Abstract

Basanites and alkali basalts from Mahabad in the West Azerbaijan province of Iran are part of a widespread series of Late Miocene–Quaternary mantle-derived magmas erupted within the Turkish–Iranian orogenic plateau, itself part of the active Arabia–Eurasia collision zone. New elemental and Sr–Nd isotopic results are combined with geophysical and geological constraints to suggest that these lavas formed predominantly by small degrees of partial melting of the thick (≫100km) Eurasian lithospheric mantle within the garnet facies. Samples are highly enriched in large ion lithophile elements (LILE) and the light rare earth elements (LREE), up to 600 times chondritic values. They mostly possess negative primitive mantle-normalised Rb, K, Nb–Ta, Zr–Hf and Ti anomalies, with an overall signature that indicates a mantle source metasomatised by fluids or melts derived from crust during continental collision or the Tethyan oceanic subduction that preceded it. Sr–Nd isotopic values are similar to other Quaternary centres in NW Iran; 87Sr/86Sr is slightly depleted with respect to Bulk Silicate Earth, at ∼0.7045, and 143Nd/144Nd is slightly enriched, at ∼0.5127. Crustal contamination does not appear to be an important process in the chemistry of these samples.
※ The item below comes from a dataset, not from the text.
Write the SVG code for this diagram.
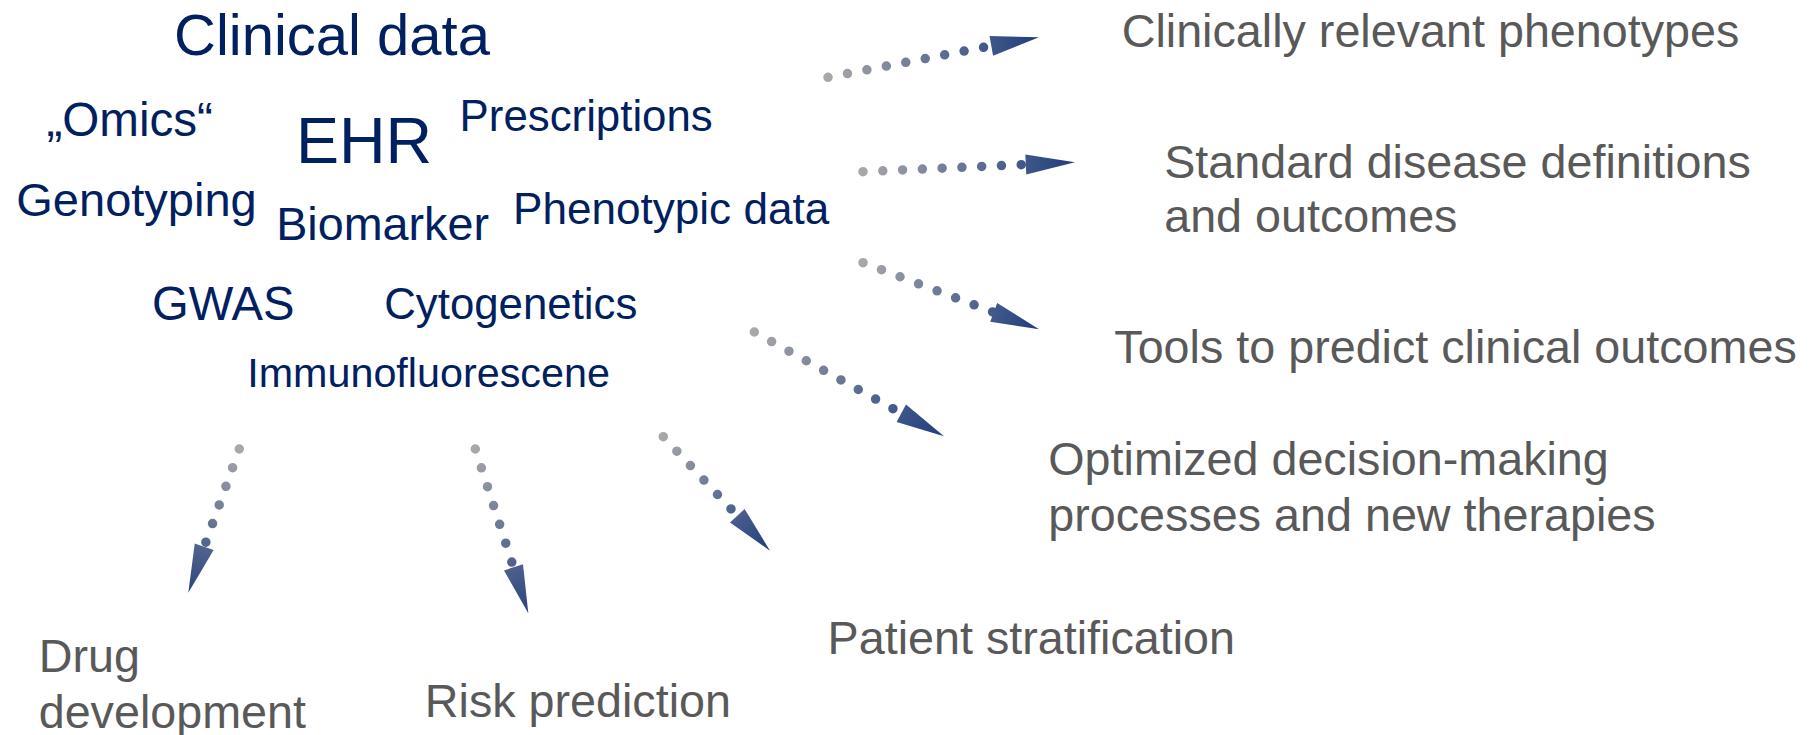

Possible triggers for melting may include: breakdown of hydrous phases during lithospheric thickening; hydration of the mantle lithosphere by underthrusting of the Arabian passive margin; small-scale sub-lithospheric convection due to a significant thickness gradient in the Zagros lithosphere. Such processes may account for small-volume syn-collisional mantle-derived magmatism elsewhere in regions of thick lithosphere where recent slab break-off or lithospheric delamination cannot be proven.